Life under the Soviets
By 1710, however, Estonia was under Russian control, and it was in 1894 that the Orthodox church built the cathedral. Since Estonia gained its independence two decades ago, there have been occasional grass-roots calls to either relocate or shut down the cathedral; the building is a Russian imperialist outpost and out of place with the more functional architecture around Tallinn. I understood this better later, while visiting the Tallinn City Museum, which has an extensive collection of Soviet propaganda posters, most of them displayed with tongue-in-cheek comments illustrating the absurdity of life under Soviet communism.
But the cathedral still serves the small Russian community in Tallinn. I wandered in on a Sunday amid pealing church bells and found that a feast for the eyes was on. I sat in the back and watched as a priest entered the nave through a grand doorway and, swinging an incense burner, led congregants to a side altar adorned with pink roses. Together, they leafed through their prayer and hymn books, sang, lit candles and bowed at exquisite gold-framed icons.

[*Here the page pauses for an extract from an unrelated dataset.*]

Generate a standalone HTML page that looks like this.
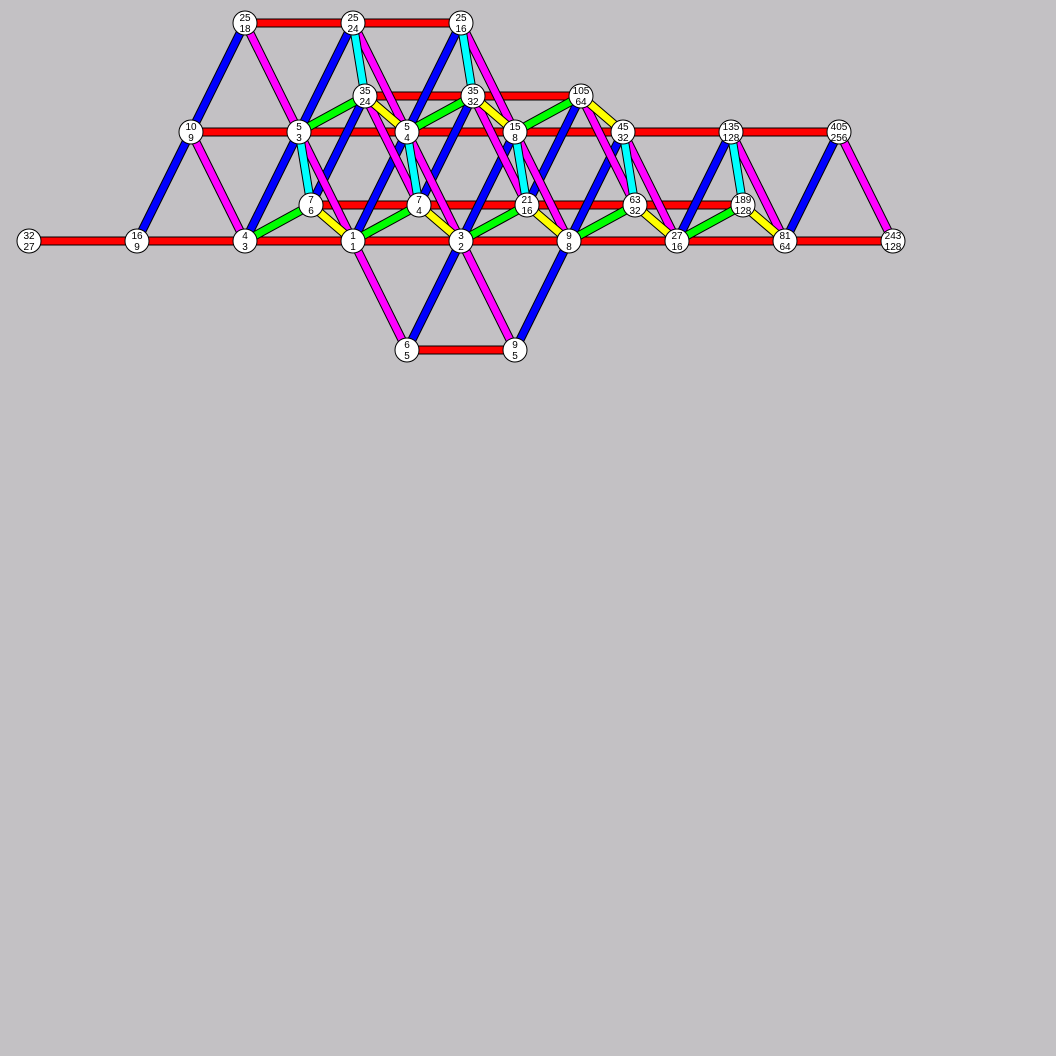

Afterward, I walked outside and around the cathedral, toward the old city wall and one of its most visited watchtowers. Kiek in de Kok, or Low German for "peep in the kitchen," allowed for guards to observe Tallinn's entire town beneath the Toompea, including the kitchens. It was closed during my visit, unfortunately, but there were some men practicing archery next to it, as if out of the Middle Ages. The day before, I had been at the other end of town to see the watchtower's more rotund twin, named Fat Margaret, which guarded the old city's exit to its port, and marvelled at the four-meter-thick walls.
A historic eatery
From Kiek in de Kok, I walked back toward Tallinn's main square, first stopping for lunch at Vanaema Juures, or Grandma's Kitchen. This cozy, happily retro cellar restaurant is popular with locals, but it also once hosted Hillary Clinton during a 1996 state visit. My meal was good home cooking -- smoked herring, sauerkraut and red beets -- and the waiter, initially surly because I had arrived just an hour before closing, warmed to my question about Clinton's cameo appearance. As I got ready to leave, she brought out a weathered guest book and proudly showed me where the former first lady had signed her name.
The next day, I walked a block from the classy Hotel Telegraaf, where I was staying, to Tallinn's City Museum. A model of the medieval settlement, I noticed, looked remarkably like today's Tallinn. And the sheer number of ceramic tiles, tapestries and porcelain on display illustrates the scale of industry and culture that evolved in Estonia, especially after 1860.
But I was more captivated by the museum's top floor, dedicated to the German and Soviet occupations, air raids, deportations and, eventually, revolution in 1989. I passed by communist propaganda posters, which appear quaint here, juxtaposed as they are alongside black-and-white images of mass demonstrations in Tallinn starting in 1987.
About 300,000 Estonians -- eventually including political leaders -- took to the streets then, singing patriotic hymns strictly forbidden by Moscow and calling for independence.
The Singing Revolution, as it was later coined, lasted four years and, amazingly, resulted in no bloodshed.
And that, to me, warrants its own guidebook.